== Challenge ==
Copy each line below exactly and leave the pictures out.

== Given data ==

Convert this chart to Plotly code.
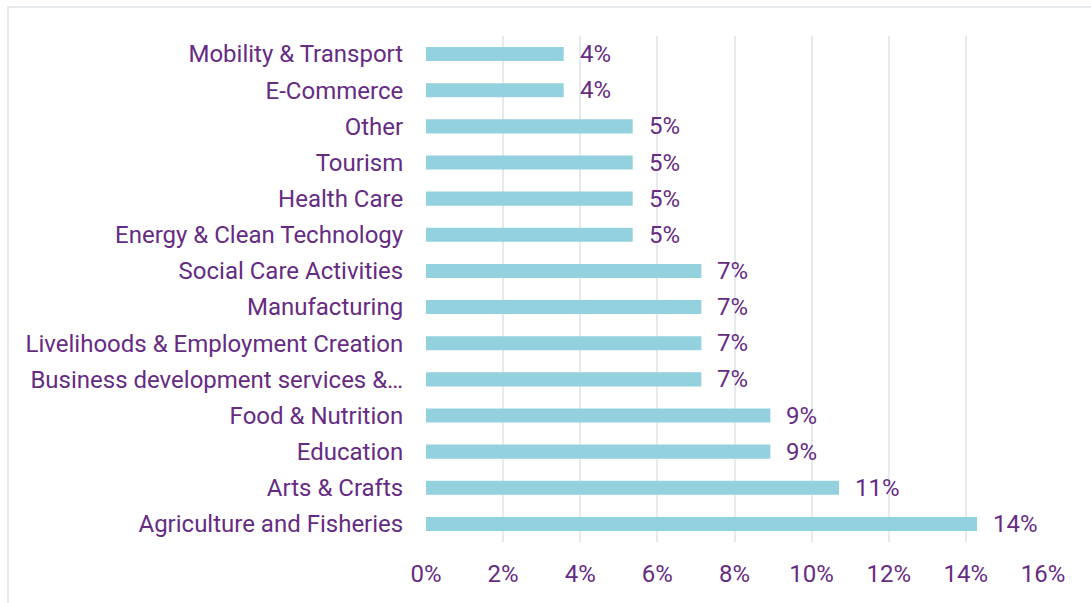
import plotly.graph_objects as go

# Share of enterprises by sector (bottom to top)
sectors = [
    "Agriculture and Fisheries",
    "Arts & Crafts",
    "Education",
    "Food & Nutrition",
    "Business development services &…",
    "Livelihoods & Employment Creation",
    "Manufacturing",
    "Social Care Activities",
    "Energy & Clean Technology",
    "Health Care",
    "Tourism",
    "Other",
    "E-Commerce",
    "Mobility & Transport",
]
shares = [0.1429, 0.1071, 0.0893, 0.0893, 0.0714, 0.0714, 0.0714, 0.0714,
          0.0536, 0.0536, 0.0536, 0.0536, 0.0357, 0.0357]
x_ticks = [0, 0.02, 0.04, 0.06, 0.08, 0.10, 0.12, 0.14, 0.16]
x_tick_labels = ["0%", "2%", "4%", "6%", "8%", "10%", "12%", "14%", "16%"]

PURPLE = "#662c83"
BAR = "#92d1dd"
FONT = "Roboto"
SIZE = 24

fig = go.Figure()
fig.add_trace(go.Bar(
    x=shares, y=sectors, orientation="h",
    marker=dict(color=BAR, line=dict(width=0)),
    width=0.39, hoverinfo="skip",
))

# value labels to the right of each bar
for s, v in zip(sectors, shares):
    fig.add_annotation(
        x=v, y=s, xref="x", yref="y", text=f"{round(v * 100):.0f}%",
        showarrow=False, xanchor="left", xshift=14,
        font=dict(family=FONT, size=SIZE, color=PURPLE),
    )

# light frame around the chart area
fig.add_shape(type="rect", xref="paper", yref="paper",
              x0=-0.6775, x1=1.2, y0=-0.3, y1=1.0573,
              line=dict(color="#dfe3e8", width=1.5), layer="below")

fig.update_layout(
    width=1091, height=603,
    margin=dict(l=426, r=48, t=36, b=60.5),
    paper_bgcolor="white", plot_bgcolor="white",
    showlegend=False, bargap=0.6,
    font=dict(family=FONT, size=SIZE, color=PURPLE),
)
fig.update_xaxes(
    range=[0, 0.16], tickvals=x_ticks, ticktext=x_tick_labels,
    showgrid=True, gridcolor="#e6e9ee", gridwidth=1.5,
    zeroline=False, showline=False,
    ticks="outside", ticklen=10, tickcolor="rgba(0,0,0,0)",
    tickfont=dict(family=FONT, size=SIZE, color=PURPLE),
)
fig.update_yaxes(
    categoryorder="array", categoryarray=sectors,
    showgrid=False, zeroline=False, showline=False,
    ticks="outside", ticklen=17, tickcolor="rgba(0,0,0,0)",
    tickfont=dict(family=FONT, size=SIZE, color=PURPLE),
)

fig.write_html("out.html")
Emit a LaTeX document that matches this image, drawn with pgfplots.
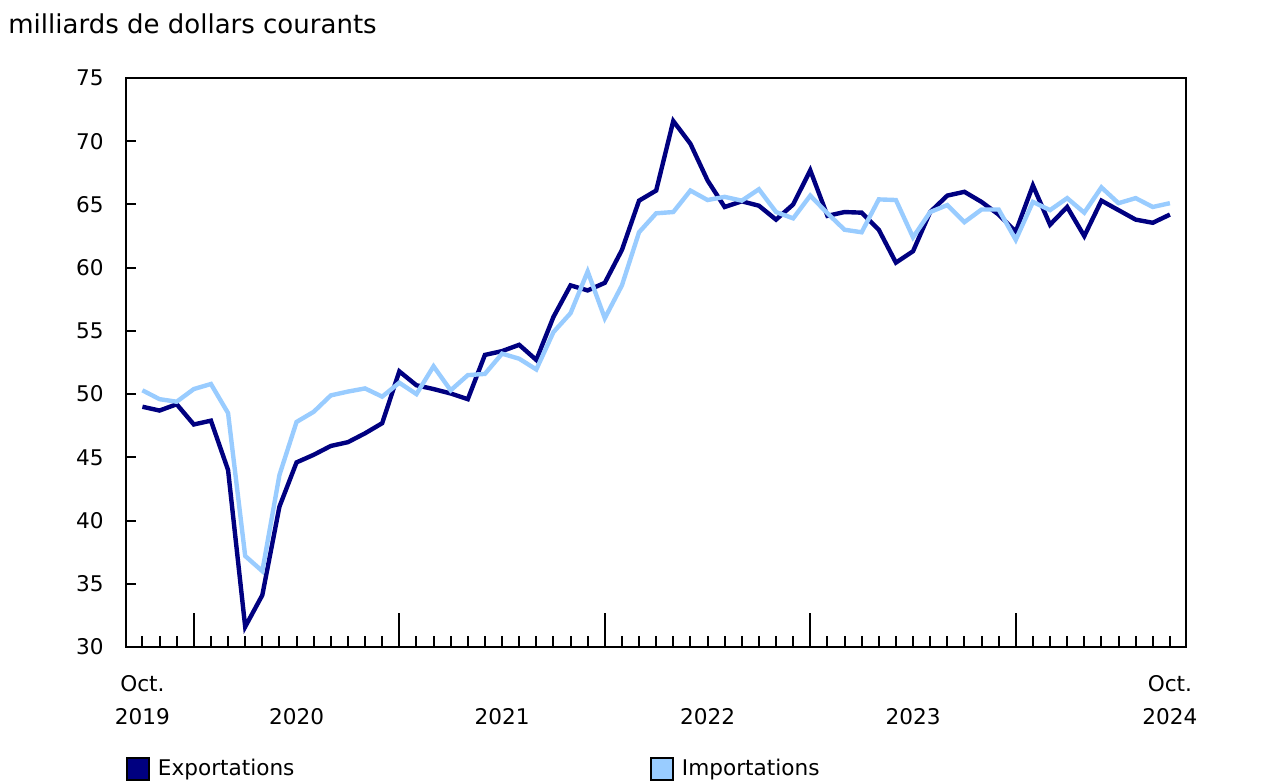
\documentclass[border=0pt]{standalone}
\usepackage{fontspec}
\setmainfont{DejaVu Sans}
\usepackage{pgfplots}
\pgfplotsset{compat=1.18}
\definecolor{expc}{HTML}{000080}
\definecolor{impc}{HTML}{99CCFF}
\pgfplotstableread{
i exp imp
0 49.0 50.3
1 48.7 49.6
2 49.2 49.4
3 47.6 50.4
4 47.9 50.8
5 44.0 48.5
6 31.6 37.2
7 34.1 36.0
8 41.1 43.6
9 44.6 47.8
10 45.2 48.6
11 45.9 49.9
12 46.2 50.2
13 46.9 50.45
14 47.7 49.8
15 51.8 50.9
16 50.7 50.0
17 50.4 52.2
18 50.05 50.3
19 49.6 51.5
20 53.1 51.6
21 53.4 53.2
22 53.9 52.8
23 52.7 51.95
24 56.1 54.9
25 58.6 56.4
26 58.2 59.7
27 58.8 56.0
28 61.4 58.6
29 65.3 62.8
30 66.1 64.3
31 71.6 64.4
32 69.8 66.1
33 66.9 65.35
34 64.8 65.6
35 65.25 65.3
36 64.9 66.2
37 63.8 64.4
38 65.0 63.9
39 67.7 65.7
40 64.1 64.3
41 64.4 63.0
42 64.35 62.8
43 63.0 65.4
44 60.4 65.35
45 61.3 62.4
46 64.4 64.4
47 65.7 64.95
48 66.0 63.6
49 65.2 64.6
50 64.2 64.6
51 62.85 62.2
52 66.5 65.2
53 63.4 64.55
54 64.8 65.5
55 62.5 64.35
56 65.3 66.35
57 64.55 65.1
58 63.8 65.5
59 63.55 64.8
60 64.2 65.1
}\datatable
\begin{document}
\begin{tikzpicture}
\useasboundingbox (-63pt,-68pt) rectangle (575pt,323.5pt);
\begin{axis}[
  at={(0,0)}, anchor=south west,
  scale only axis, width=530pt, height=284.5pt,
  xmin=-0.96, xmax=60.94, ymin=30, ymax=75,
  clip=false,
  axis line style={line width=1pt, black},
  tick align=inside,
  xtick pos=lower, ytick pos=left,
  xtick={3,15,27,39,51},
  xticklabels={},
  minor xtick={0,1,2,4,5,6,7,8,9,10,11,12,13,14,16,17,18,19,20,21,22,23,24,25,26,28,29,30,31,32,33,34,35,36,37,38,40,41,42,43,44,45,46,47,48,49,50,52,53,54,55,56,57,58,59,60},
  ytick={30,35,...,75},
  xtick style={/pgfplots/major tick length=17pt, /pgfplots/minor tick length=5.5pt, line width=1pt, black},
  ytick style={/pgfplots/major tick length=5pt, line width=1pt, black},
  /pgf/number format/assume math mode=true,
  yticklabel style={font=\fontsize{10.8}{13}\selectfont, inner sep=0pt, xshift=-11pt, anchor=east},
  legend columns=2,
  legend style={at={(rel axis cs:0,0)}, anchor=north west, yshift=-54pt, draw=none, fill=none, inner sep=0pt,
    font=\fontsize{10.8}{13}\selectfont,
    /tikz/every odd column/.append style={column sep=2pt},
    /tikz/every even column/.append style={column sep=176pt}},
  legend cell align=left,
]
\addplot[expc, line width=2.2pt, line join=miter, legend image code/.code={\draw[line width=0.75pt, draw=black, fill=expc] (0pt,-5.5pt) rectangle (11pt,5.5pt);}] table[x=i, y=exp] {\datatable};
\addlegendentry{Exportations}
\addplot[impc, line width=2.2pt, line join=miter, legend image code/.code={\draw[line width=0.75pt, draw=black, fill=impc] (0pt,-5.5pt) rectangle (11pt,5.5pt);}] table[x=i, y=imp] {\datatable};
\addlegendentry{Importations}
\begin{scope}[every node/.style={font=\fontsize{10.8}{13}\selectfont}]
\node at (axis cs:0,30) [yshift=-18.5pt] {Oct.};
\node at (axis cs:0,30) [yshift=-35pt] {2019};
\node at (axis cs:9,30) [yshift=-35pt] {2020};
\node at (axis cs:21,30) [yshift=-35pt] {2021};
\node at (axis cs:33,30) [yshift=-35pt] {2022};
\node at (axis cs:45,30) [yshift=-35pt] {2023};
\node at (axis cs:60,30) [yshift=-18.5pt] {Oct.};
\node at (axis cs:60,30) [yshift=-35pt] {2024};
\end{scope}
\end{axis}
\node[anchor=west, font=\fontsize{13}{15.5}\selectfont, inner sep=0pt] at (-59pt,311.5pt) {milliards de dollars courants};
\end{tikzpicture}
\end{document}
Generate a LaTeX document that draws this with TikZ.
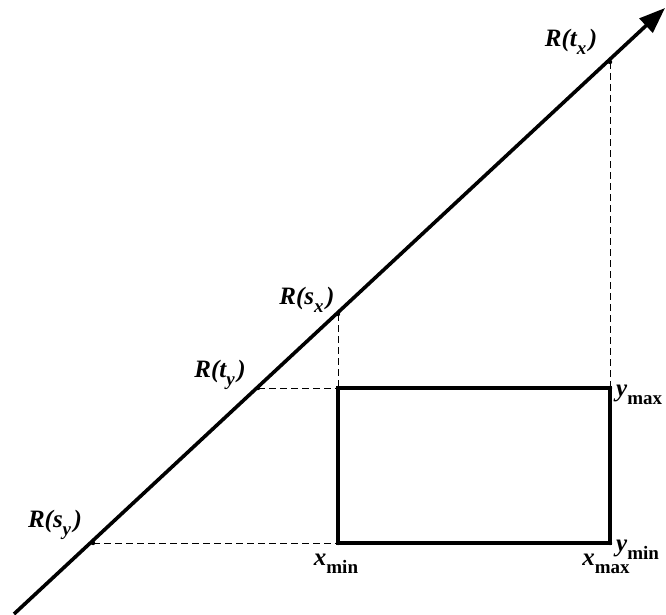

== Result of this task ==
Convert this chart to Plotly code.
import plotly.graph_objects as go

# Share of enterprises by sector (bottom to top)
sectors = [
    "Agriculture and Fisheries",
    "Arts & Crafts",
    "Education",
    "Food & Nutrition",
    "Business development services &…",
    "Livelihoods & Employment Creation",
    "Manufacturing",
    "Social Care Activities",
    "Energy & Clean Technology",
    "Health Care",
    "Tourism",
    "Other",
    "E-Commerce",
    "Mobility & Transport",
]
shares = [0.1429, 0.1071, 0.0893, 0.0893, 0.0714, 0.0714, 0.0714, 0.0714,
          0.0536, 0.0536, 0.0536, 0.0536, 0.0357, 0.0357]
x_ticks = [0, 0.02, 0.04, 0.06, 0.08, 0.10, 0.12, 0.14, 0.16]
x_tick_labels = ["0%", "2%", "4%", "6%", "8%", "10%", "12%", "14%", "16%"]

PURPLE = "#662c83"
BAR = "#92d1dd"
FONT = "Roboto"
SIZE = 24

fig = go.Figure()
fig.add_trace(go.Bar(
    x=shares, y=sectors, orientation="h",
    marker=dict(color=BAR, line=dict(width=0)),
    width=0.39, hoverinfo="skip",
))

# value labels to the right of each bar
for s, v in zip(sectors, shares):
    fig.add_annotation(
        x=v, y=s, xref="x", yref="y", text=f"{round(v * 100):.0f}%",
        showarrow=False, xanchor="left", xshift=14,
        font=dict(family=FONT, size=SIZE, color=PURPLE),
    )

# light frame around the chart area
fig.add_shape(type="rect", xref="paper", yref="paper",
              x0=-0.6775, x1=1.2, y0=-0.3, y1=1.0573,
              line=dict(color="#dfe3e8", width=1.5), layer="below")

fig.update_layout(
    width=1091, height=603,
    margin=dict(l=426, r=48, t=36, b=60.5),
    paper_bgcolor="white", plot_bgcolor="white",
    showlegend=False, bargap=0.6,
    font=dict(family=FONT, size=SIZE, color=PURPLE),
)
fig.update_xaxes(
    range=[0, 0.16], tickvals=x_ticks, ticktext=x_tick_labels,
    showgrid=True, gridcolor="#e6e9ee", gridwidth=1.5,
    zeroline=False, showline=False,
    ticks="outside", ticklen=10, tickcolor="rgba(0,0,0,0)",
    tickfont=dict(family=FONT, size=SIZE, color=PURPLE),
)
fig.update_yaxes(
    categoryorder="array", categoryarray=sectors,
    showgrid=False, zeroline=False, showline=False,
    ticks="outside", ticklen=17, tickcolor="rgba(0,0,0,0)",
    tickfont=dict(family=FONT, size=SIZE, color=PURPLE),
)

fig.write_html("out.html")
Emit a LaTeX document that matches this image, drawn with pgfplots.
\documentclass[border=0pt]{standalone}
\usepackage{fontspec}
\setmainfont{DejaVu Sans}
\usepackage{pgfplots}
\pgfplotsset{compat=1.18}
\definecolor{expc}{HTML}{000080}
\definecolor{impc}{HTML}{99CCFF}
\pgfplotstableread{
i exp imp
0 49.0 50.3
1 48.7 49.6
2 49.2 49.4
3 47.6 50.4
4 47.9 50.8
5 44.0 48.5
6 31.6 37.2
7 34.1 36.0
8 41.1 43.6
9 44.6 47.8
10 45.2 48.6
11 45.9 49.9
12 46.2 50.2
13 46.9 50.45
14 47.7 49.8
15 51.8 50.9
16 50.7 50.0
17 50.4 52.2
18 50.05 50.3
19 49.6 51.5
20 53.1 51.6
21 53.4 53.2
22 53.9 52.8
23 52.7 51.95
24 56.1 54.9
25 58.6 56.4
26 58.2 59.7
27 58.8 56.0
28 61.4 58.6
29 65.3 62.8
30 66.1 64.3
31 71.6 64.4
32 69.8 66.1
33 66.9 65.35
34 64.8 65.6
35 65.25 65.3
36 64.9 66.2
37 63.8 64.4
38 65.0 63.9
39 67.7 65.7
40 64.1 64.3
41 64.4 63.0
42 64.35 62.8
43 63.0 65.4
44 60.4 65.35
45 61.3 62.4
46 64.4 64.4
47 65.7 64.95
48 66.0 63.6
49 65.2 64.6
50 64.2 64.6
51 62.85 62.2
52 66.5 65.2
53 63.4 64.55
54 64.8 65.5
55 62.5 64.35
56 65.3 66.35
57 64.55 65.1
58 63.8 65.5
59 63.55 64.8
60 64.2 65.1
}\datatable
\begin{document}
\begin{tikzpicture}
\useasboundingbox (-63pt,-68pt) rectangle (575pt,323.5pt);
\begin{axis}[
  at={(0,0)}, anchor=south west,
  scale only axis, width=530pt, height=284.5pt,
  xmin=-0.96, xmax=60.94, ymin=30, ymax=75,
  clip=false,
  axis line style={line width=1pt, black},
  tick align=inside,
  xtick pos=lower, ytick pos=left,
  xtick={3,15,27,39,51},
  xticklabels={},
  minor xtick={0,1,2,4,5,6,7,8,9,10,11,12,13,14,16,17,18,19,20,21,22,23,24,25,26,28,29,30,31,32,33,34,35,36,37,38,40,41,42,43,44,45,46,47,48,49,50,52,53,54,55,56,57,58,59,60},
  ytick={30,35,...,75},
  xtick style={/pgfplots/major tick length=17pt, /pgfplots/minor tick length=5.5pt, line width=1pt, black},
  ytick style={/pgfplots/major tick length=5pt, line width=1pt, black},
  /pgf/number format/assume math mode=true,
  yticklabel style={font=\fontsize{10.8}{13}\selectfont, inner sep=0pt, xshift=-11pt, anchor=east},
  legend columns=2,
  legend style={at={(rel axis cs:0,0)}, anchor=north west, yshift=-54pt, draw=none, fill=none, inner sep=0pt,
    font=\fontsize{10.8}{13}\selectfont,
    /tikz/every odd column/.append style={column sep=2pt},
    /tikz/every even column/.append style={column sep=176pt}},
  legend cell align=left,
]
\addplot[expc, line width=2.2pt, line join=miter, legend image code/.code={\draw[line width=0.75pt, draw=black, fill=expc] (0pt,-5.5pt) rectangle (11pt,5.5pt);}] table[x=i, y=exp] {\datatable};
\addlegendentry{Exportations}
\addplot[impc, line width=2.2pt, line join=miter, legend image code/.code={\draw[line width=0.75pt, draw=black, fill=impc] (0pt,-5.5pt) rectangle (11pt,5.5pt);}] table[x=i, y=imp] {\datatable};
\addlegendentry{Importations}
\begin{scope}[every node/.style={font=\fontsize{10.8}{13}\selectfont}]
\node at (axis cs:0,30) [yshift=-18.5pt] {Oct.};
\node at (axis cs:0,30) [yshift=-35pt] {2019};
\node at (axis cs:9,30) [yshift=-35pt] {2020};
\node at (axis cs:21,30) [yshift=-35pt] {2021};
\node at (axis cs:33,30) [yshift=-35pt] {2022};
\node at (axis cs:45,30) [yshift=-35pt] {2023};
\node at (axis cs:60,30) [yshift=-18.5pt] {Oct.};
\node at (axis cs:60,30) [yshift=-35pt] {2024};
\end{scope}
\end{axis}
\node[anchor=west, font=\fontsize{13}{15.5}\selectfont, inner sep=0pt] at (-59pt,311.5pt) {milliards de dollars courants};
\end{tikzpicture}
\end{document}
Generate a LaTeX document that draws this with TikZ.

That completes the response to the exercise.